AVAILABLE DATA:

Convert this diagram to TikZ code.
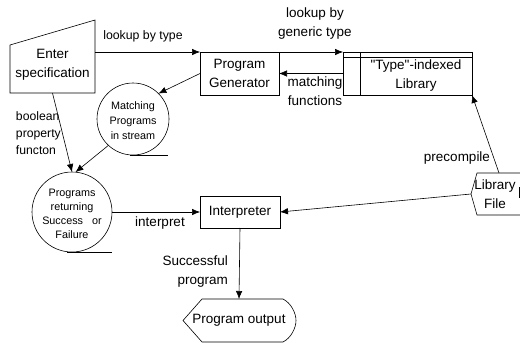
\documentclass[tikz,border=0pt]{standalone}
\usepackage{fontspec}
\setmainfont{Liberation Sans}
\usetikzlibrary{arrows.meta}
\begin{document}
\begin{tikzpicture}[x=1pt,y=-1pt,
  every node/.style={inner sep=0pt,outer sep=0pt},
  lbl/.style={font=\fontsize{13.5}{19}\selectfont,align=center},
  lblsm/.style={font=\fontsize{12.2}{17}\selectfont,align=left},
  circtxt/.style={font=\fontsize{10.8}{15}\selectfont,align=center},
  procbox/.style={draw,line width=0.6pt,rectangle,font=\fontsize{13.5}{19}\selectfont,align=center},
  storecirc/.style={draw,line width=0.6pt,circle},
  flow/.style={line width=0.6pt,-{Latex[length=8pt,width=6.5pt]}},
  edge/.style={line width=0.6pt}]
\useasboundingbox (0,0) rectangle (520,343);

% manual input: Enter specification
\node[lbl,minimum width=85pt,minimum height=57pt] (enter) at (52.5,64.5) {Enter\\specification};
\draw[edge] (10,45) -- (95,20) -- (95,93) -- (10,93) -- cycle;

% processes
\node[procbox,minimum width=79pt,minimum height=43pt] (pg) at (239.5,73.5) {Program\\Generator};
\node[procbox,minimum width=80pt,minimum height=32pt] (interp) at (240,212) {Interpreter};

% indexed library store
\node[draw,line width=0.6pt,minimum width=129pt,minimum height=43pt] (lib) at (407.5,73.5) {};
\draw[edge] (343,57) -- (472,57);
\draw[edge] (360,52) -- (360,95);
\node[lbl] (libtxt) at (416,76) {\textquotedbl Type\textquotedbl -indexed\\Library};

% stream circles
\node[storecirc,minimum size=72pt] (match) at (133,119) {};
\node[circtxt] (matchtxt) at (133,121) {Matching\\Programs\\in stream};
\draw[edge] (130,155) -- (168,155);

\node[storecirc,minimum size=80pt] (ret) at (72,212) {};
\node[circtxt,font=\fontsize{10.8}{13.8}\selectfont] (rettxt) at (72,214) {Programs\\returning\\Success~~ or\\Failure};
\draw[edge] (67,252) -- (112,252);

% library file (display shape)
\node[lbl,minimum width=48pt,minimum height=42pt] (libfile) at (495,194) {Library\\File};
\draw[edge] (530,173) -- (477,173) -- (471,194) -- (477,215) -- (530,215);
\draw[edge] (519,187) -- (519,198);

% program output (display shape)
\node[lbl,minimum width=112pt,minimum height=43pt] (out) at (239,320.5) {Program output};
\draw[edge] (202,299) -- (283,299) .. controls (291,303) and (296,313) .. (296,320.5)
  .. controls (296,328) and (291,338) .. (283,342) -- (202,342) -- (183,320.5) -- cycle;

% connectors
\draw[flow] ([yshift=12.5pt]enter.east) -- (pg.north west);
\draw[flow] (pg.north east) -- (lib.north west);
\draw[flow] (lib.west) -- (pg.east);
\draw[flow] (pg.west) -- (match.45);
\draw[flow] (enter.south) -- (ret.north);
\draw[flow] (match.227) -- (ret.85);
\draw[flow] (ret.east) -- (interp.west);
\draw[flow] (libfile.west) -- (interp.east);
\draw[flow] ([xshift=4pt]libfile.north) -- (lib.south east);
\draw[flow] (interp.south) -- (out.north);

% connector labels
\node[font=\fontsize{12.3}{17}\selectfont] (l1) at (143,36) {lookup by type};
\node[lbl] (l2) at (315,24) {lookup by\\generic type};
\node[lbl] (l3) at (315,91) {matching\\functions};
\node[lblsm,anchor=west] (l4) at (16,133) {boolean\\property\\functon};
\node[lbl] (l5) at (160,223) {interpret};
\node[lbl] (l6) at (457,158) {precompile};
\node[lbl,align=right,anchor=east] (l7) at (228,272) {Successful\\program};
\end{tikzpicture}
\end{document}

CHALLENGE: Quote the material exactly. Pictures stay out.

SOLUTION TO THE EXERCISE:
Convert this diagram to TikZ code.
\documentclass[tikz,border=0pt]{standalone}
\usepackage{fontspec}
\setmainfont{Liberation Sans}
\usetikzlibrary{arrows.meta}
\begin{document}
\begin{tikzpicture}[x=1pt,y=-1pt,
  every node/.style={inner sep=0pt,outer sep=0pt},
  lbl/.style={font=\fontsize{13.5}{19}\selectfont,align=center},
  lblsm/.style={font=\fontsize{12.2}{17}\selectfont,align=left},
  circtxt/.style={font=\fontsize{10.8}{15}\selectfont,align=center},
  procbox/.style={draw,line width=0.6pt,rectangle,font=\fontsize{13.5}{19}\selectfont,align=center},
  storecirc/.style={draw,line width=0.6pt,circle},
  flow/.style={line width=0.6pt,-{Latex[length=8pt,width=6.5pt]}},
  edge/.style={line width=0.6pt}]
\useasboundingbox (0,0) rectangle (520,343);

% manual input: Enter specification
\node[lbl,minimum width=85pt,minimum height=57pt] (enter) at (52.5,64.5) {Enter\\specification};
\draw[edge] (10,45) -- (95,20) -- (95,93) -- (10,93) -- cycle;

% processes
\node[procbox,minimum width=79pt,minimum height=43pt] (pg) at (239.5,73.5) {Program\\Generator};
\node[procbox,minimum width=80pt,minimum height=32pt] (interp) at (240,212) {Interpreter};

% indexed library store
\node[draw,line width=0.6pt,minimum width=129pt,minimum height=43pt] (lib) at (407.5,73.5) {};
\draw[edge] (343,57) -- (472,57);
\draw[edge] (360,52) -- (360,95);
\node[lbl] (libtxt) at (416,76) {\textquotedbl Type\textquotedbl -indexed\\Library};

% stream circles
\node[storecirc,minimum size=72pt] (match) at (133,119) {};
\node[circtxt] (matchtxt) at (133,121) {Matching\\Programs\\in stream};
\draw[edge] (130,155) -- (168,155);

\node[storecirc,minimum size=80pt] (ret) at (72,212) {};
\node[circtxt,font=\fontsize{10.8}{13.8}\selectfont] (rettxt) at (72,214) {Programs\\returning\\Success~~ or\\Failure};
\draw[edge] (67,252) -- (112,252);

% library file (display shape)
\node[lbl,minimum width=48pt,minimum height=42pt] (libfile) at (495,194) {Library\\File};
\draw[edge] (530,173) -- (477,173) -- (471,194) -- (477,215) -- (530,215);
\draw[edge] (519,187) -- (519,198);

% program output (display shape)
\node[lbl,minimum width=112pt,minimum height=43pt] (out) at (239,320.5) {Program output};
\draw[edge] (202,299) -- (283,299) .. controls (291,303) and (296,313) .. (296,320.5)
  .. controls (296,328) and (291,338) .. (283,342) -- (202,342) -- (183,320.5) -- cycle;

% connectors
\draw[flow] ([yshift=12.5pt]enter.east) -- (pg.north west);
\draw[flow] (pg.north east) -- (lib.north west);
\draw[flow] (lib.west) -- (pg.east);
\draw[flow] (pg.west) -- (match.45);
\draw[flow] (enter.south) -- (ret.north);
\draw[flow] (match.227) -- (ret.85);
\draw[flow] (ret.east) -- (interp.west);
\draw[flow] (libfile.west) -- (interp.east);
\draw[flow] ([xshift=4pt]libfile.north) -- (lib.south east);
\draw[flow] (interp.south) -- (out.north);

% connector labels
\node[font=\fontsize{12.3}{17}\selectfont] (l1) at (143,36) {lookup by type};
\node[lbl] (l2) at (315,24) {lookup by\\generic type};
\node[lbl] (l3) at (315,91) {matching\\functions};
\node[lblsm,anchor=west] (l4) at (16,133) {boolean\\property\\functon};
\node[lbl] (l5) at (160,223) {interpret};
\node[lbl] (l6) at (457,158) {precompile};
\node[lbl,align=right,anchor=east] (l7) at (228,272) {Successful\\program};
\end{tikzpicture}
\end{document}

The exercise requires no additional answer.